___ DATA

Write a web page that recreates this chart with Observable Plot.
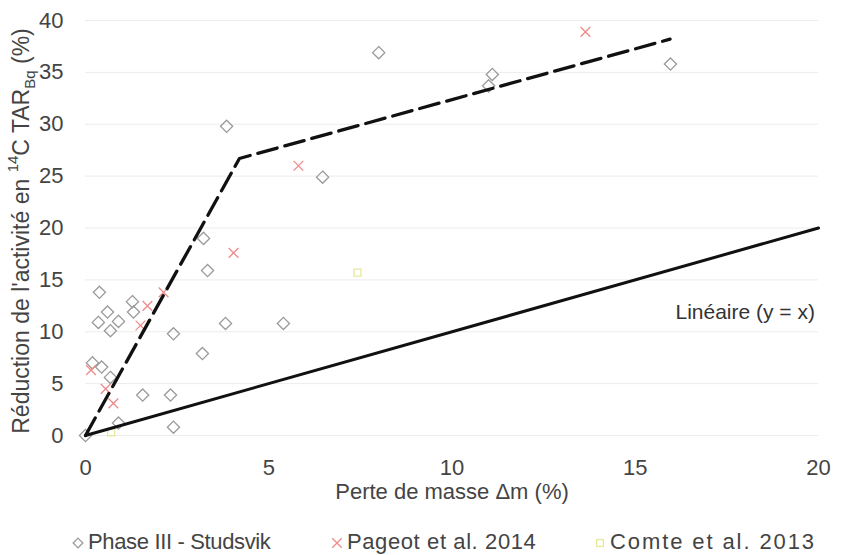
<!DOCTYPE html>
<html>
<head>
<meta charset="utf-8">
<script src="https://cdn.jsdelivr.net/npm/d3@7"></script>
<script src="https://cdn.jsdelivr.net/npm/@observablehq/plot@0.6"></script>
<style>
  html, body { margin: 0; padding: 0; background: #fff; }
  #wrap { position: relative; width: 841px; height: 555px; font-family: "Liberation Sans", Arial, sans-serif; color: #444; }
  #legend { position: absolute; left: 0; top: 529px; width: 841px; height: 26px; font-size: 22px; }
  .item { position: absolute; top: 0; display: flex; align-items: center; white-space: nowrap; }
  .item svg { margin-right: 2px; }
</style>
</head>
<body>
<div id="wrap">
  <div id="chart"></div>
  <div id="legend"></div>
</div>
<script>
// Phase III - Studsvik measurements: mass loss (%) and 14C activity reduction (%)
const phaseX = [0, 0.19, 0.44, 0.68, 0.38, 0.35, 0.60, 0.68, 0.90, 0.90, 1.28, 1.31, 1.56,
                2.32, 2.40, 2.40, 3.19, 3.22, 3.33, 3.82, 3.85, 5.40, 6.47, 8.0, 11.0, 11.1, 15.96];
const phaseY = [0, 7.0, 6.6, 5.6, 13.8, 10.9, 11.9, 10.1, 11.0, 1.2, 12.9, 11.9, 3.9,
                3.9, 0.8, 9.8, 7.9, 19.0, 15.9, 10.8, 29.8, 10.8, 24.9, 36.9, 33.7, 34.8, 35.8];

// Pageot et al. 2014
const pageotX = [0.15, 0.55, 0.76, 1.50, 1.69, 2.13, 4.04, 5.81, 13.64];
const pageotY = [6.3, 4.5, 3.1, 10.6, 12.5, 13.8, 17.6, 26.0, 38.9];

// Comte et al. 2013
const comteX = [0.7, 7.42];
const comteY = [0.3, 15.7];

// Upper envelope (dashed) and the y = x reference line
const envelopeX = [0, 4.2, 15.95];
const envelopeY = [0, 26.7, 38.2];
const linearX = [0, 20];
const linearY = [0, 20];

const xTicks = [0, 5, 10, 15, 20];
const yTicks = [0, 5, 10, 15, 20, 25, 30, 35, 40];

const seriesNames = ["Phase III - Studsvik", "Pageot et al. 2014", "Comte et al. 2013"];
const xLabel = "Perte de masse Δm (%)";
const linearLabel = "Linéaire (y = x)";

const toRows = (xs, ys) => xs.map((x, i) => ({x, y: ys[i]}));
const phase = toRows(phaseX, phaseY);
const pageot = toRows(pageotX, pageotY);
const comte = toRows(comteX, comteY);
const envelope = toRows(envelopeX, envelopeY);
const linear = toRows(linearX, linearY);

const grey = "#9a9a9a", red = "#ee8a8a", yellow = "#e8e89a";

const chart = Plot.plot({
  width: 841,
  height: 527,
  marginLeft: 85,
  marginRight: 23,
  marginTop: 20,
  marginBottom: 92,
  style: {fontFamily: "'Liberation Sans', Arial, sans-serif", fontSize: "22px", color: "#444", background: "#fff", overflow: "visible"},
  x: {domain: [0, 20]},
  y: {domain: [0, 40]},
  marks: [
    Plot.gridY(yTicks, {stroke: "#ececec", strokeOpacity: 1}),
    Plot.axisX({ticks: xTicks, tickSize: 0, tickPadding: 24, label: null, fontSize: 22}),
    Plot.axisY({ticks: yTicks, tickSize: 0, tickPadding: 22, label: null, fontSize: 22}),
    Plot.dot(phase, {x: "x", y: "y", symbol: "diamond2", r: 5.5, stroke: grey, strokeWidth: 1.3}),
    Plot.dot(pageot, {x: "x", y: "y", symbol: "times", r: 4.5, stroke: red, strokeWidth: 1.3}),
    Plot.dot(comte, {x: "x", y: "y", symbol: "square2", r: 4.5, stroke: yellow, strokeWidth: 1.3}),
    Plot.line(linear, {x: "x", y: "y", stroke: "#111", strokeWidth: 3}),
    Plot.line(envelope, {x: "x", y: "y", stroke: "#111", strokeWidth: 3.3, strokeDasharray: "20 8"}),
    Plot.text([linearLabel], {x: 18, y: 11.9, text: d => d, fill: "#333", fontSize: 21}),
    Plot.text([xLabel], {frameAnchor: "bottom", dy: 63, text: d => d, fill: "#444", fontSize: 22})
  ]
});
document.getElementById("chart").appendChild(chart);

// Y-axis title with superscript mass number and subscript unit
const svg = d3.select(chart);
const yt = svg.append("text")
  .attr("transform", "translate(23,231) rotate(-90)")
  .attr("text-anchor", "middle")
  .attr("dominant-baseline", "middle")
  .attr("fill", "#444")
  .style("font-size", "23px");
yt.append("tspan").text("Réduction de l'activité en ");
yt.append("tspan").attr("baseline-shift", "super").style("font-size", "15px").text("14");
yt.append("tspan").text("C TAR");
yt.append("tspan").attr("baseline-shift", "sub").style("font-size", "15px").text("Bq");
yt.append("tspan").text(" (%)");

// Legend below the chart
const legend = d3.select("#legend");
const legendItems = [
  {name: seriesNames[0], symbol: d3.symbolDiamond2, color: grey, left: 70, spacing: -0.35},
  {name: seriesNames[1], symbol: d3.symbolTimes, color: red, left: 329, spacing: 0.6},
  {name: seriesNames[2], symbol: d3.symbolSquare2, color: yellow, left: 592, spacing: 1.9}
];
for (const it of legendItems) {
  const div = legend.append("div").attr("class", "item").style("left", it.left + "px");
  const s = div.append("svg").attr("width", 16).attr("height", 16);
  s.append("path")
    .attr("transform", "translate(8,9)")
    .attr("d", d3.symbol(it.symbol, 60)())
    .attr("fill", "none")
    .attr("stroke", it.color)
    .attr("stroke-width", 1.3);
  div.append("span").style("letter-spacing", it.spacing + "px").text(it.name);
}
</script>
</body>
</html>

______

(PROBLEM DETAILS): What is needed is an exact reproduction of the data, pictures excluded.

(RESULT OF THIS TASK):
Write a web page that recreates this chart with Observable Plot.
<!DOCTYPE html>
<html>
<head>
<meta charset="utf-8">
<script src="https://cdn.jsdelivr.net/npm/d3@7"></script>
<script src="https://cdn.jsdelivr.net/npm/@observablehq/plot@0.6"></script>
<style>
  html, body { margin: 0; padding: 0; background: #fff; }
  #wrap { position: relative; width: 841px; height: 555px; font-family: "Liberation Sans", Arial, sans-serif; color: #444; }
  #legend { position: absolute; left: 0; top: 529px; width: 841px; height: 26px; font-size: 22px; }
  .item { position: absolute; top: 0; display: flex; align-items: center; white-space: nowrap; }
  .item svg { margin-right: 2px; }
</style>
</head>
<body>
<div id="wrap">
  <div id="chart"></div>
  <div id="legend"></div>
</div>
<script>
// Phase III - Studsvik measurements: mass loss (%) and 14C activity reduction (%)
const phaseX = [0, 0.19, 0.44, 0.68, 0.38, 0.35, 0.60, 0.68, 0.90, 0.90, 1.28, 1.31, 1.56,
                2.32, 2.40, 2.40, 3.19, 3.22, 3.33, 3.82, 3.85, 5.40, 6.47, 8.0, 11.0, 11.1, 15.96];
const phaseY = [0, 7.0, 6.6, 5.6, 13.8, 10.9, 11.9, 10.1, 11.0, 1.2, 12.9, 11.9, 3.9,
                3.9, 0.8, 9.8, 7.9, 19.0, 15.9, 10.8, 29.8, 10.8, 24.9, 36.9, 33.7, 34.8, 35.8];

// Pageot et al. 2014
const pageotX = [0.15, 0.55, 0.76, 1.50, 1.69, 2.13, 4.04, 5.81, 13.64];
const pageotY = [6.3, 4.5, 3.1, 10.6, 12.5, 13.8, 17.6, 26.0, 38.9];

// Comte et al. 2013
const comteX = [0.7, 7.42];
const comteY = [0.3, 15.7];

// Upper envelope (dashed) and the y = x reference line
const envelopeX = [0, 4.2, 15.95];
const envelopeY = [0, 26.7, 38.2];
const linearX = [0, 20];
const linearY = [0, 20];

const xTicks = [0, 5, 10, 15, 20];
const yTicks = [0, 5, 10, 15, 20, 25, 30, 35, 40];

const seriesNames = ["Phase III - Studsvik", "Pageot et al. 2014", "Comte et al. 2013"];
const xLabel = "Perte de masse Δm (%)";
const linearLabel = "Linéaire (y = x)";

const toRows = (xs, ys) => xs.map((x, i) => ({x, y: ys[i]}));
const phase = toRows(phaseX, phaseY);
const pageot = toRows(pageotX, pageotY);
const comte = toRows(comteX, comteY);
const envelope = toRows(envelopeX, envelopeY);
const linear = toRows(linearX, linearY);

const grey = "#9a9a9a", red = "#ee8a8a", yellow = "#e8e89a";

const chart = Plot.plot({
  width: 841,
  height: 527,
  marginLeft: 85,
  marginRight: 23,
  marginTop: 20,
  marginBottom: 92,
  style: {fontFamily: "'Liberation Sans', Arial, sans-serif", fontSize: "22px", color: "#444", background: "#fff", overflow: "visible"},
  x: {domain: [0, 20]},
  y: {domain: [0, 40]},
  marks: [
    Plot.gridY(yTicks, {stroke: "#ececec", strokeOpacity: 1}),
    Plot.axisX({ticks: xTicks, tickSize: 0, tickPadding: 24, label: null, fontSize: 22}),
    Plot.axisY({ticks: yTicks, tickSize: 0, tickPadding: 22, label: null, fontSize: 22}),
    Plot.dot(phase, {x: "x", y: "y", symbol: "diamond2", r: 5.5, stroke: grey, strokeWidth: 1.3}),
    Plot.dot(pageot, {x: "x", y: "y", symbol: "times", r: 4.5, stroke: red, strokeWidth: 1.3}),
    Plot.dot(comte, {x: "x", y: "y", symbol: "square2", r: 4.5, stroke: yellow, strokeWidth: 1.3}),
    Plot.line(linear, {x: "x", y: "y", stroke: "#111", strokeWidth: 3}),
    Plot.line(envelope, {x: "x", y: "y", stroke: "#111", strokeWidth: 3.3, strokeDasharray: "20 8"}),
    Plot.text([linearLabel], {x: 18, y: 11.9, text: d => d, fill: "#333", fontSize: 21}),
    Plot.text([xLabel], {frameAnchor: "bottom", dy: 63, text: d => d, fill: "#444", fontSize: 22})
  ]
});
document.getElementById("chart").appendChild(chart);

// Y-axis title with superscript mass number and subscript unit
const svg = d3.select(chart);
const yt = svg.append("text")
  .attr("transform", "translate(23,231) rotate(-90)")
  .attr("text-anchor", "middle")
  .attr("dominant-baseline", "middle")
  .attr("fill", "#444")
  .style("font-size", "23px");
yt.append("tspan").text("Réduction de l'activité en ");
yt.append("tspan").attr("baseline-shift", "super").style("font-size", "15px").text("14");
yt.append("tspan").text("C TAR");
yt.append("tspan").attr("baseline-shift", "sub").style("font-size", "15px").text("Bq");
yt.append("tspan").text(" (%)");

// Legend below the chart
const legend = d3.select("#legend");
const legendItems = [
  {name: seriesNames[0], symbol: d3.symbolDiamond2, color: grey, left: 70, spacing: -0.35},
  {name: seriesNames[1], symbol: d3.symbolTimes, color: red, left: 329, spacing: 0.6},
  {name: seriesNames[2], symbol: d3.symbolSquare2, color: yellow, left: 592, spacing: 1.9}
];
for (const it of legendItems) {
  const div = legend.append("div").attr("class", "item").style("left", it.left + "px");
  const s = div.append("svg").attr("width", 16).attr("height", 16);
  s.append("path")
    .attr("transform", "translate(8,9)")
    .attr("d", d3.symbol(it.symbol, 60)())
    .attr("fill", "none")
    .attr("stroke", it.color)
    .attr("stroke-width", 1.3);
  div.append("span").style("letter-spacing", it.spacing + "px").text(it.name);
}
</script>
</body>
</html>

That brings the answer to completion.